• WHAT TO PRODUCE
Your task is to reproduce, verbatim and without pictures, the lines from the opening of the listing through the line containing "plt.rcParams['font.family'] = ['Liberation".
# START OF RECORD LIST
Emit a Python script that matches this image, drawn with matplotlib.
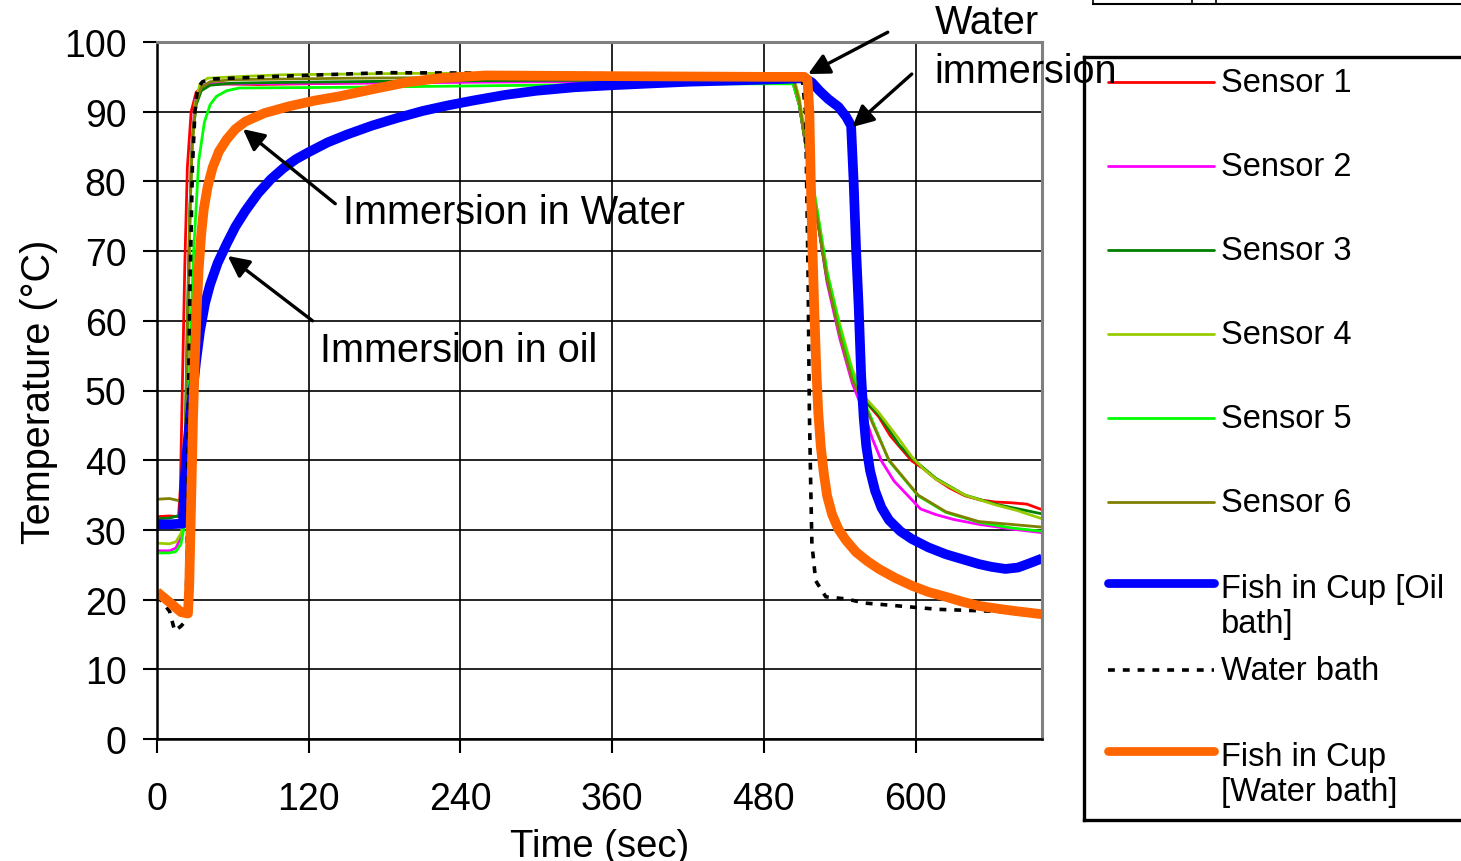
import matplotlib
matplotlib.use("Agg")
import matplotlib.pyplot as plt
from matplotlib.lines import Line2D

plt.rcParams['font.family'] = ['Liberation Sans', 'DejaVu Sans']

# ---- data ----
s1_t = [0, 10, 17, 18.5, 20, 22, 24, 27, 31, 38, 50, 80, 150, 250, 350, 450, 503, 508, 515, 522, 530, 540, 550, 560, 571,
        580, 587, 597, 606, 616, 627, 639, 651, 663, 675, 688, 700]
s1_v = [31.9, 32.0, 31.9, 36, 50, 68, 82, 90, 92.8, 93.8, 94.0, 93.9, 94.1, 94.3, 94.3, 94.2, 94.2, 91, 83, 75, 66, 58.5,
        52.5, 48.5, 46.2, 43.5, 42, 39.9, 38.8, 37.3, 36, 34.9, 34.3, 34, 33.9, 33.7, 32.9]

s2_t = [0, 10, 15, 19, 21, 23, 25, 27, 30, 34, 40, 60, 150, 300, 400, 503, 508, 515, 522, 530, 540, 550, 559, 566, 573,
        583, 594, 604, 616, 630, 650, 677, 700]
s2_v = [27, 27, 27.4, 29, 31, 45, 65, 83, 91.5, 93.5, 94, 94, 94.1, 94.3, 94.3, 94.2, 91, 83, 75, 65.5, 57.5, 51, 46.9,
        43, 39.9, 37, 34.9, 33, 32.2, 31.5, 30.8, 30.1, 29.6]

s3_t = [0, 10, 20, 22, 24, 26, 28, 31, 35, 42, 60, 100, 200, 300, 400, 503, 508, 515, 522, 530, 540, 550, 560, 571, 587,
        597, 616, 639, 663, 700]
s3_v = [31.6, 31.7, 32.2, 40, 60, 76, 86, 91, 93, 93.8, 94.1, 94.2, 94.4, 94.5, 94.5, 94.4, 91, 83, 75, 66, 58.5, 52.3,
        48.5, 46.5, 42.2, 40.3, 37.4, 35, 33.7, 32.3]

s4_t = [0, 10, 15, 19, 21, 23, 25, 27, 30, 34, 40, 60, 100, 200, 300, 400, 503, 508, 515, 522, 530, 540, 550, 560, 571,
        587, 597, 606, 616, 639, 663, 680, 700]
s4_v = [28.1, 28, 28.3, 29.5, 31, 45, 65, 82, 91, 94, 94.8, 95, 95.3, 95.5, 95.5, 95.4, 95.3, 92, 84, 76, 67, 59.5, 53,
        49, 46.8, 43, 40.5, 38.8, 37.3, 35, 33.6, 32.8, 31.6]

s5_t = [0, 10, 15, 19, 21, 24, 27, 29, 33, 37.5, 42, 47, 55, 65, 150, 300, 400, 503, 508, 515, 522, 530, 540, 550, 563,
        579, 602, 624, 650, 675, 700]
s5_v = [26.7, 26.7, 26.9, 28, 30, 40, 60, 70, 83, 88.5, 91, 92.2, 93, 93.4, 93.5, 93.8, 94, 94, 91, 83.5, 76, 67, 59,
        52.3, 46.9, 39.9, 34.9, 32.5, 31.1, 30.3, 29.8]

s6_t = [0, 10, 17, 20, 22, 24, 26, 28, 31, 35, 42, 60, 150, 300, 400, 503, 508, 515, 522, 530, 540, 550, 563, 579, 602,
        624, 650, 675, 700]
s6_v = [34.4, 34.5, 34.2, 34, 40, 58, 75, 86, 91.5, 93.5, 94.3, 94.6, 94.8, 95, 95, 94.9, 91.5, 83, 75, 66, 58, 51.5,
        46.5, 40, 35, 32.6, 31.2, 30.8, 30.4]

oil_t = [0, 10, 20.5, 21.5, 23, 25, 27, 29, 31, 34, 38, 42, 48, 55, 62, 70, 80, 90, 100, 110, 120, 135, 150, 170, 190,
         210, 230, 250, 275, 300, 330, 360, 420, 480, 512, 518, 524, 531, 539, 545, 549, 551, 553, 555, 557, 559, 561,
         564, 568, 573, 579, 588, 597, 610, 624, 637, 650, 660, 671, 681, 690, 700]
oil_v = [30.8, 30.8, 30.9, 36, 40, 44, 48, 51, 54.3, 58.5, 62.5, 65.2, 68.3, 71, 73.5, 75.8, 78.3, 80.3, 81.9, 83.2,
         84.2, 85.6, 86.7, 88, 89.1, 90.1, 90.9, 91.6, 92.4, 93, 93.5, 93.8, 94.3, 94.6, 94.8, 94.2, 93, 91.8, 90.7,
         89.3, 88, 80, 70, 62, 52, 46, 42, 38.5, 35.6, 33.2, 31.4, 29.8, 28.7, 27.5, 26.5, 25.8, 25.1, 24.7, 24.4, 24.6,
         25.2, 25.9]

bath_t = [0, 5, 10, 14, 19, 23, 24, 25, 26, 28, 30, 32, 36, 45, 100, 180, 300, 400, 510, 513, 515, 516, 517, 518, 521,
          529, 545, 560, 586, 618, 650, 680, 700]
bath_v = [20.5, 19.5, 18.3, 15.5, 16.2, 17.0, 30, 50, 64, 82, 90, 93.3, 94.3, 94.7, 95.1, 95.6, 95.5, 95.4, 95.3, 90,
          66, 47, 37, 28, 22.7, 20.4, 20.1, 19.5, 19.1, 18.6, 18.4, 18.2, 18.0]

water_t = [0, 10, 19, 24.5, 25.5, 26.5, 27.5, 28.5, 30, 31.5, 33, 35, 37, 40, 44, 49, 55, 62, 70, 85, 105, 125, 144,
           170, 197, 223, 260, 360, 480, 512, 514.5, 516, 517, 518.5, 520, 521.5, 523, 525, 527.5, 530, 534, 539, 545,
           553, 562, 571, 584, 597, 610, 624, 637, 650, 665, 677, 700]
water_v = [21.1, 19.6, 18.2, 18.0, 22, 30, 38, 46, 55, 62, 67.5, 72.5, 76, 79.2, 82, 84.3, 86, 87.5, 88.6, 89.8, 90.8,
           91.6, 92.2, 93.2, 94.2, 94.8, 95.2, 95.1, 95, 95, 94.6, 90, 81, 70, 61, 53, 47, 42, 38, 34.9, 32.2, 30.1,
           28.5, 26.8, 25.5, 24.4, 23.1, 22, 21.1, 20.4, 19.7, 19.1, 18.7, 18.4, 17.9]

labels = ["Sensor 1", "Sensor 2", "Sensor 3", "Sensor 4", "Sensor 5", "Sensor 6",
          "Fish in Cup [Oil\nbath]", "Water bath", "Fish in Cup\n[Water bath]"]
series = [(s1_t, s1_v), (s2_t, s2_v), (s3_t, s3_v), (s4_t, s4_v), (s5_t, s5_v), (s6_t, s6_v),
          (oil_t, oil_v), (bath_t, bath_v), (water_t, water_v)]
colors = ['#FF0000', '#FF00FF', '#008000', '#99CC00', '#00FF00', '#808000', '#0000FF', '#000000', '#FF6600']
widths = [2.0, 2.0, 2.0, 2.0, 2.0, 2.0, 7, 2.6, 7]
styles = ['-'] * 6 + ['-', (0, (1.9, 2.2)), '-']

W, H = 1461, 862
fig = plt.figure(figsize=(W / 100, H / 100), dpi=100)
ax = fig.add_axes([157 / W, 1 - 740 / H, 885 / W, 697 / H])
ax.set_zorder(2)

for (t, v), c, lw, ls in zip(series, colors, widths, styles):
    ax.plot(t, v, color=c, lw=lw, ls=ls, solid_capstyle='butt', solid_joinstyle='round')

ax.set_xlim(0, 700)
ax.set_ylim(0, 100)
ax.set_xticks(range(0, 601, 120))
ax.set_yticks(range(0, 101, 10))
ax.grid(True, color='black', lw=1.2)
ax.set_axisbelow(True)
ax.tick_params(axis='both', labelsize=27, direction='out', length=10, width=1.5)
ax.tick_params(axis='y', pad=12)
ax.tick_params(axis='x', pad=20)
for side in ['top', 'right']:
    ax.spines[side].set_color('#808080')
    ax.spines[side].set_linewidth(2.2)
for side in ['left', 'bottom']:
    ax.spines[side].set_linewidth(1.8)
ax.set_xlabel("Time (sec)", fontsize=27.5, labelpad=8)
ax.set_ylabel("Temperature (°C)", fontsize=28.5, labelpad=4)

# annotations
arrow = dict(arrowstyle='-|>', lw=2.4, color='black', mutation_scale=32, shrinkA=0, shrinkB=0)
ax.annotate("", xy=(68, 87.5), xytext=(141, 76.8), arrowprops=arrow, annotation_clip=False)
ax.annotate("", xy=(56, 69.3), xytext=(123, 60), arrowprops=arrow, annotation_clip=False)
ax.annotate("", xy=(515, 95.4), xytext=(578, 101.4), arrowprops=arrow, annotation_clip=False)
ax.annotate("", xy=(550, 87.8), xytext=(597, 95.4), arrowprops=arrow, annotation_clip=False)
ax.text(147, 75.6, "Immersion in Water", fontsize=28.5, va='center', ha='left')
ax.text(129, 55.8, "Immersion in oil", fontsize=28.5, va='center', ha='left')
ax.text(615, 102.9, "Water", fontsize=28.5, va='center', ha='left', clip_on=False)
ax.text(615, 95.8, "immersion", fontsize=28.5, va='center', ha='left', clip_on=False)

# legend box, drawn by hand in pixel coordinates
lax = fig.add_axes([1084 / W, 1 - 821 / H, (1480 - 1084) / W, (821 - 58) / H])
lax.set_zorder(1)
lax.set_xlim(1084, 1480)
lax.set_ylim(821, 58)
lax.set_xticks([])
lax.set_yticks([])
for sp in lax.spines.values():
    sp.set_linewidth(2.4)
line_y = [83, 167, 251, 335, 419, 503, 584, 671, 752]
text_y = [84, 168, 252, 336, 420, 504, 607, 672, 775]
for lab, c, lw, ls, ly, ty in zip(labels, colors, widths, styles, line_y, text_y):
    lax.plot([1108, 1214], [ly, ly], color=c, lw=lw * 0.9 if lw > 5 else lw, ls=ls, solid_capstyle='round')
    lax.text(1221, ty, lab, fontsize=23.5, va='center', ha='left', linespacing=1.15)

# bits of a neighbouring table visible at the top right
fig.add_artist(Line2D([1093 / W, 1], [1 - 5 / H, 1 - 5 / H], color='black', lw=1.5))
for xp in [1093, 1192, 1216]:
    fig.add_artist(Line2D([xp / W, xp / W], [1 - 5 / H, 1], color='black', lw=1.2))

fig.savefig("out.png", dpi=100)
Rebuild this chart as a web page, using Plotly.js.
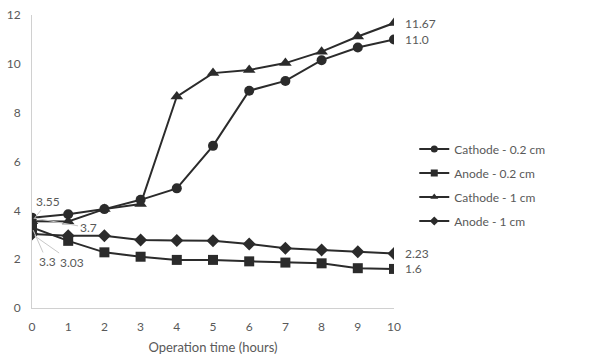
# END OF RECORD LIST
• ANSWER TO THE PROBLEM
Emit a Python script that matches this image, drawn with matplotlib.
import matplotlib
matplotlib.use("Agg")
import matplotlib.pyplot as plt
from matplotlib.lines import Line2D

plt.rcParams['font.family'] = ['Liberation Sans', 'DejaVu Sans']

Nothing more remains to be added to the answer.